If you’re looking for some spooky sites to visit in northeastern Florida, Women in White will give you 29 places to check out, and information on possible ghostly activity. But if, like me, you’re looking for first-hand accounts of women in white, you may be disappointed.
- Shari Donaldson
Afterlife – What Really Happens on the Other Side, Barry R. Strohm, Schiffer Publishing, Ltd., Atglen, PA, 2014, 176 pp. $16.99.
I think we’ve all lost someone near and dear to us, and we wonder what happens when they leave us.
Afterlife has true stories of contact and communication with spirits.
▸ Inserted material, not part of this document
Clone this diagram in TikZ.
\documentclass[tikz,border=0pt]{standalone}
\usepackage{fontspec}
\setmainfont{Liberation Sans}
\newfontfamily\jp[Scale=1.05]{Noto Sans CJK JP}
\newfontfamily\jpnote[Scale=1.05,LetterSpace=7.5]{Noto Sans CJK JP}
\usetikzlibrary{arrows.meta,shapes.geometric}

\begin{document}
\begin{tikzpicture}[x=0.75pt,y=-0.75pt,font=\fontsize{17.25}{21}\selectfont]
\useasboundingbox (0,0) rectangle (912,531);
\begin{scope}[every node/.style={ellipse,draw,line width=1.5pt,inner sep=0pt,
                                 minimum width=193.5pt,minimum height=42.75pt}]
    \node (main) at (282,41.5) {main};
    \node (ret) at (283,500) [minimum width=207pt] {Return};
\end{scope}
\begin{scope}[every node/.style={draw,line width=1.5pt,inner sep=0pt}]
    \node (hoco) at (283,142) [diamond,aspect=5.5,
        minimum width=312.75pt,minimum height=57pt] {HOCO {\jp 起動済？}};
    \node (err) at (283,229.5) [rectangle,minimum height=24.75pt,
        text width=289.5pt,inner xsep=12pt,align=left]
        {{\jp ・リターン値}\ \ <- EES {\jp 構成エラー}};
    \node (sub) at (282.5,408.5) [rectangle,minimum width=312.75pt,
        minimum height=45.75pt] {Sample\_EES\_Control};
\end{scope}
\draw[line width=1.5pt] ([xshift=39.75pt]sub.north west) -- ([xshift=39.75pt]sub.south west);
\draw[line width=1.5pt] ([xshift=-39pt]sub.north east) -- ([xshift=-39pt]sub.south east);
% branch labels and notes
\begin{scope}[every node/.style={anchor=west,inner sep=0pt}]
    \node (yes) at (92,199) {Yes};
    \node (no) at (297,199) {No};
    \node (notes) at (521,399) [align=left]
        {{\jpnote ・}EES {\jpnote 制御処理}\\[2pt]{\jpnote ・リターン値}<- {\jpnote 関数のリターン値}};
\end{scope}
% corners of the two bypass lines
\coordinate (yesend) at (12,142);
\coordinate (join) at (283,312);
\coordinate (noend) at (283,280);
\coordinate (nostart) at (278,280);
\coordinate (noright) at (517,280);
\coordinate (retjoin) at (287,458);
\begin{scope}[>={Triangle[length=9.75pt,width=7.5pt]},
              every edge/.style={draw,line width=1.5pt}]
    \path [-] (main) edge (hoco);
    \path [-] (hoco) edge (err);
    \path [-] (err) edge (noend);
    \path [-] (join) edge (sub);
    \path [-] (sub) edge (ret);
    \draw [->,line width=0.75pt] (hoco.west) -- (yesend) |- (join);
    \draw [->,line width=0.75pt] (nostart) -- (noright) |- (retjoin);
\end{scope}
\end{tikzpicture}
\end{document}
As the jacket explains, it includes “the mysteries of earthbound ghosts, reincarnation, Heaven, Hell, messages from Spirit Guides, the concept of preordained events, and much more.” That sounds like an awful lot, but it’s well worth reading all of it. Author Barry R. Strohm very conversationally relates his experiences with clairvoyant Barbara Lee as they use tools such as a spirit board, ghost box, pendulum and clairvoyant messaging to contact departed souls and Spirit Guides. The book includes photos of orbs, angels, apparitions, ghost animals and even fairies.
You don’t have to believe in life after death to enjoy Afterlife – What Really Happens on the Other Side. Those who do believe will find solace in the pages as Barry shows that there is more beyond our physical lives than we imagine. Those who have had “strange experiences” will be comforted as Barry helps them understand what they’ve experienced. Skeptics may see the experiences in the book as delusions, but I encourage you to look at it as “what if” we could contact those we’ve loved and lost. Those who want to learn how to communicate with the departed, and with their Spirit Guides, will find quite techniques to help.
Afterlife – What Really Happens on the Other Side is an easy read, and very engaging. Once you start reading, you’re unlikely to put it down.
Whether you believe in the afterlife or not, I’m sure you’ll find the book entertaining and informative. I highly recommend it to anyone interested in learning more about what happens after death, and how to communicate with those who have gone before us.